Task brief:
Pull out of the data below the stretch of lines bounded by the one containing "Emit a web page" and the one containing "const aldoMalesLSDErr = [24, 36];", both bounds included, unchanged.

Input records:
▽

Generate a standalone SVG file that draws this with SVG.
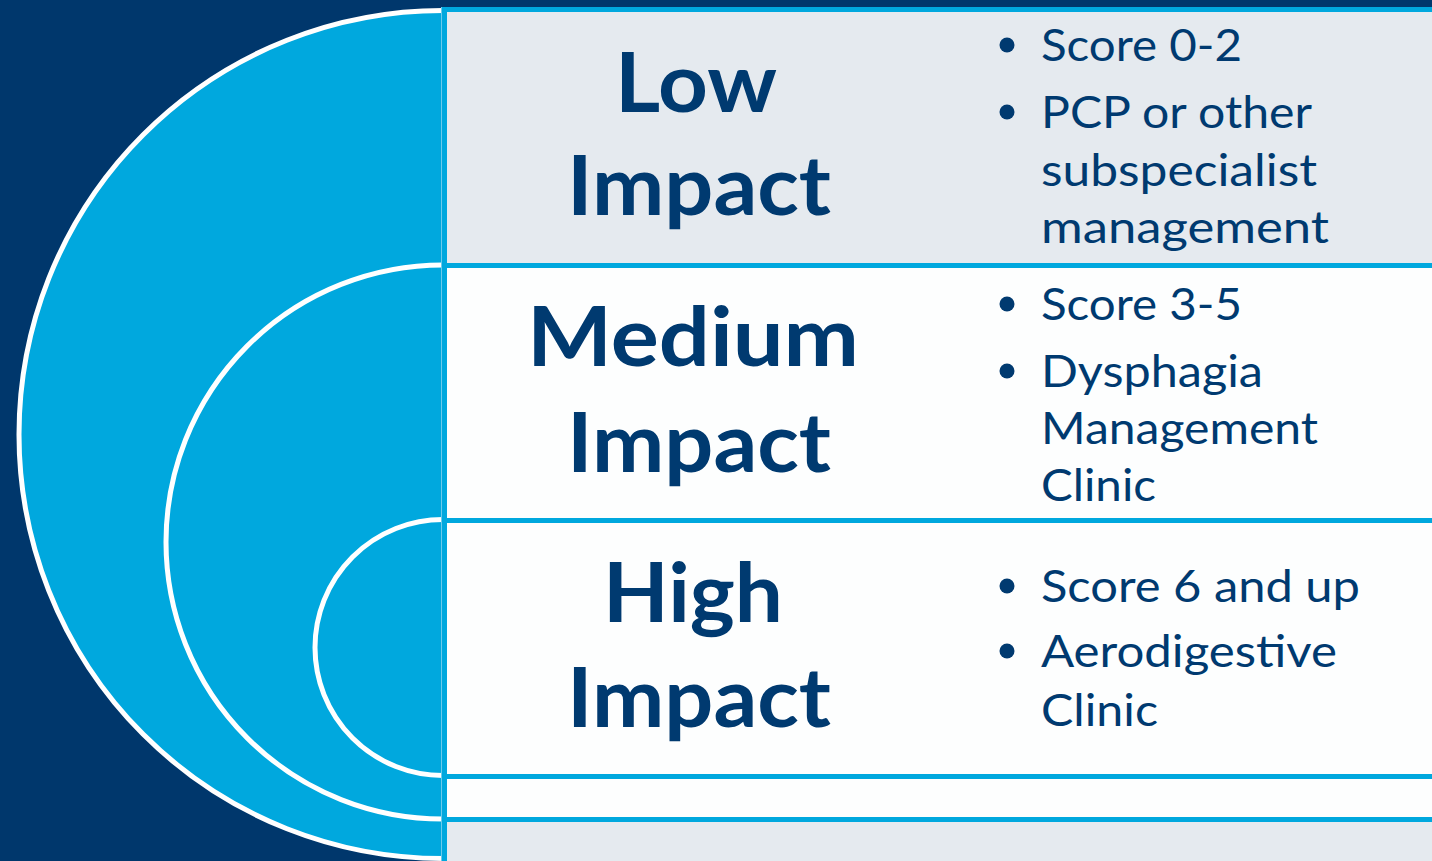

△
▽

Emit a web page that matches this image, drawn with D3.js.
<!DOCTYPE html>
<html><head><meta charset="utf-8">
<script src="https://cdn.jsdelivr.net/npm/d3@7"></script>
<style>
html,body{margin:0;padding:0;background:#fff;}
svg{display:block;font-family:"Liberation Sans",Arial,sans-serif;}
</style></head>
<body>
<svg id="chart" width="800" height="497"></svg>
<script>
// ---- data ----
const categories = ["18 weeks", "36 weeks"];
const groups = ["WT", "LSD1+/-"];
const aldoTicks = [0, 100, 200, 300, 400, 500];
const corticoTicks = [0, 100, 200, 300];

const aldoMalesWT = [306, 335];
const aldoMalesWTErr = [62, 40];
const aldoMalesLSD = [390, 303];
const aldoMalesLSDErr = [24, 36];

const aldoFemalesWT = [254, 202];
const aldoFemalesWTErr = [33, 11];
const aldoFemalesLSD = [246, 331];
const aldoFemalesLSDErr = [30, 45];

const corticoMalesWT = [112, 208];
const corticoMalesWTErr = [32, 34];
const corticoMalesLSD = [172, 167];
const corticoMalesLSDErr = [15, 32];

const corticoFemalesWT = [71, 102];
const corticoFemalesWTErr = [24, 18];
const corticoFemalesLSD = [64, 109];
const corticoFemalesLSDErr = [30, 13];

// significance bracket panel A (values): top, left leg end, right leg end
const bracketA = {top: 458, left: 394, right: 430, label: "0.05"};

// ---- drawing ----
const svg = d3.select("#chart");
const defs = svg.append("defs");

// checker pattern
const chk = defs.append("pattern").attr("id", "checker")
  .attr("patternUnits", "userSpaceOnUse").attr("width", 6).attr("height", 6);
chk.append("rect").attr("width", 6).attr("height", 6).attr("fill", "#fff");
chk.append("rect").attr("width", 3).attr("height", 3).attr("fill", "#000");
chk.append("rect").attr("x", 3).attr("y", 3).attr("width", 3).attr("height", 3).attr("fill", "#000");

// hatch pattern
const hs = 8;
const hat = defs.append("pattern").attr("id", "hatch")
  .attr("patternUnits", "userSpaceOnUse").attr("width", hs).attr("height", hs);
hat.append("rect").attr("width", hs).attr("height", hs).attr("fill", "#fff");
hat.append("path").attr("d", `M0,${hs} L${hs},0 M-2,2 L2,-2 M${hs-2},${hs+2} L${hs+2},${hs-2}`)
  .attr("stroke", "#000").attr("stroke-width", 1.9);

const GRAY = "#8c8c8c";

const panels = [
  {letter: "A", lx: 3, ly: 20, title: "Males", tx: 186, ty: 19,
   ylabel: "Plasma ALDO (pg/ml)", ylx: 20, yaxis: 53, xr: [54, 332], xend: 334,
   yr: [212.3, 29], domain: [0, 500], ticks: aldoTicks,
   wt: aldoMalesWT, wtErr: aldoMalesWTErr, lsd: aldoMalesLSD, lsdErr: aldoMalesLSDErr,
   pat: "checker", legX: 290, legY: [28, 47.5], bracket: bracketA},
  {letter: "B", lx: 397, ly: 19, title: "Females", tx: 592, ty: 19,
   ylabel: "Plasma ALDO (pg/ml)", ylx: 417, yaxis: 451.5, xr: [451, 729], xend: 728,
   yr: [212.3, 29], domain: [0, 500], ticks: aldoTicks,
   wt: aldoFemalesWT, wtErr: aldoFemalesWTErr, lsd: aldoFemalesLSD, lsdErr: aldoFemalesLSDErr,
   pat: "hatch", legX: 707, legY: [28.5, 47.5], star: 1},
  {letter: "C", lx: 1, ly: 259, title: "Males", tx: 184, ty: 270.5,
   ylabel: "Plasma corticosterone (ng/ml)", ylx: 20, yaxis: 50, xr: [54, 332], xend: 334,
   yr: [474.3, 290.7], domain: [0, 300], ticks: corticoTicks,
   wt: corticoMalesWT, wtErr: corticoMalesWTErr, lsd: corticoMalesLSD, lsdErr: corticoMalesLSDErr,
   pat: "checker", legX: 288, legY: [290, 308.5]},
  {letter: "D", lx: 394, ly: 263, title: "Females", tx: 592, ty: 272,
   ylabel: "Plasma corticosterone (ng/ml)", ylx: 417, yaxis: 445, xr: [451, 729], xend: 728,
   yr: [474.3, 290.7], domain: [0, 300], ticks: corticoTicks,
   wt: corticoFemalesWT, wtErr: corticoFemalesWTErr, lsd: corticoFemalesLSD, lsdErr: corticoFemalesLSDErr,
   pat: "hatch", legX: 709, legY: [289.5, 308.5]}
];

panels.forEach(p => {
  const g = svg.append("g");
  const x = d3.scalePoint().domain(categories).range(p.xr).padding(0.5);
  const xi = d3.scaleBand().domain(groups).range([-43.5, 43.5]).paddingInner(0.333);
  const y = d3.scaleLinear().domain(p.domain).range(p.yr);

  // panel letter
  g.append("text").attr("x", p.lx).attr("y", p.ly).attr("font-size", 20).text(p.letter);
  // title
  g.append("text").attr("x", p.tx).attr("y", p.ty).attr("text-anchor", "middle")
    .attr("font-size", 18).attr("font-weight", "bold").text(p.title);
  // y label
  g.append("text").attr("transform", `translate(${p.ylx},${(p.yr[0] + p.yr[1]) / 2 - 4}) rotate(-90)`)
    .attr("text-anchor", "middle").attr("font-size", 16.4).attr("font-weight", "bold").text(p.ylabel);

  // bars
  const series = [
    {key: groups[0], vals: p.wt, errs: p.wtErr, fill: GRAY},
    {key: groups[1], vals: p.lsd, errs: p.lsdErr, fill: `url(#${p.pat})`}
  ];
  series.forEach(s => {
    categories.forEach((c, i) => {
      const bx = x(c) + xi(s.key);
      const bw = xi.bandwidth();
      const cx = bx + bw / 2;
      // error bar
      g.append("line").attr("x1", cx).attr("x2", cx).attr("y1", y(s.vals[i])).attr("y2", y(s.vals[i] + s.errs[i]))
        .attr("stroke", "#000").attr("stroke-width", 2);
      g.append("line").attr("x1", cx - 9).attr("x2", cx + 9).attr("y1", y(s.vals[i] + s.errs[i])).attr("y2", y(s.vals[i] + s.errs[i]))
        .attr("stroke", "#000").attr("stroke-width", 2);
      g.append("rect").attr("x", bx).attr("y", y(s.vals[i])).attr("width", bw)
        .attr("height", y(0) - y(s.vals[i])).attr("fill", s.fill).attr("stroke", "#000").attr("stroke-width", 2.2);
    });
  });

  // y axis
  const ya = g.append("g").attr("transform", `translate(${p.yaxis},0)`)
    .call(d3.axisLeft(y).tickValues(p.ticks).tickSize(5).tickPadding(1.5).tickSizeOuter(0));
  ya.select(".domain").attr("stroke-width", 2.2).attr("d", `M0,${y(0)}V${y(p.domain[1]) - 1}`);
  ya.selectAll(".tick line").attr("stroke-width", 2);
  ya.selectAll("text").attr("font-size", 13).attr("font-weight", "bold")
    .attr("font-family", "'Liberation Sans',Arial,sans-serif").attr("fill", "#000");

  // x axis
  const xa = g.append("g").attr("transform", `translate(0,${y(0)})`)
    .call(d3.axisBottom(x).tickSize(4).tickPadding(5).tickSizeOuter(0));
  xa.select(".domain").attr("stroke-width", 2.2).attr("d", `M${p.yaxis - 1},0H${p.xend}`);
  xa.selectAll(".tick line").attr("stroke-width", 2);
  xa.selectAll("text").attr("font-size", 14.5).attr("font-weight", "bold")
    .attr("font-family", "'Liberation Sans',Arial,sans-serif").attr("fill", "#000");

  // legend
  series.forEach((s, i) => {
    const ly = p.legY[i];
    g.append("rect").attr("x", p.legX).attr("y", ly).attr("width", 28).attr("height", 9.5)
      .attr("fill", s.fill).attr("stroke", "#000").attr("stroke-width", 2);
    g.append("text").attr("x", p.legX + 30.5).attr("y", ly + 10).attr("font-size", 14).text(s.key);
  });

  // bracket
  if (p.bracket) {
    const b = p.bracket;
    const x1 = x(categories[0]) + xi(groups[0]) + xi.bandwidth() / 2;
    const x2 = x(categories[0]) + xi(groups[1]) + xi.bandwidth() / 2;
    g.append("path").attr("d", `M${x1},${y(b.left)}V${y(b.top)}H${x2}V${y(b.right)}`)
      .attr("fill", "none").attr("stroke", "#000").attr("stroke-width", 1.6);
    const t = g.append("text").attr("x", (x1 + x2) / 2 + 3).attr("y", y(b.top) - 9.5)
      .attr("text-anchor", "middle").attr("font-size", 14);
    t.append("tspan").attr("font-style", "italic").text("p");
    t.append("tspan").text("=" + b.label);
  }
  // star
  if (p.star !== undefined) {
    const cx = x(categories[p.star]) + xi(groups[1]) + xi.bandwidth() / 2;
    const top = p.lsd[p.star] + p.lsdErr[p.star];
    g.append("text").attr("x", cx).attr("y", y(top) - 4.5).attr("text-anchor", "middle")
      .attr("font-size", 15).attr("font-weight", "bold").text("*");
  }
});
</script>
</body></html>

△

The response:
Emit a web page that matches this image, drawn with D3.js.
<!DOCTYPE html>
<html><head><meta charset="utf-8">
<script src="https://cdn.jsdelivr.net/npm/d3@7"></script>
<style>
html,body{margin:0;padding:0;background:#fff;}
svg{display:block;font-family:"Liberation Sans",Arial,sans-serif;}
</style></head>
<body>
<svg id="chart" width="800" height="497"></svg>
<script>
// ---- data ----
const categories = ["18 weeks", "36 weeks"];
const groups = ["WT", "LSD1+/-"];
const aldoTicks = [0, 100, 200, 300, 400, 500];
const corticoTicks = [0, 100, 200, 300];

const aldoMalesWT = [306, 335];
const aldoMalesWTErr = [62, 40];
const aldoMalesLSD = [390, 303];
const aldoMalesLSDErr = [24, 36];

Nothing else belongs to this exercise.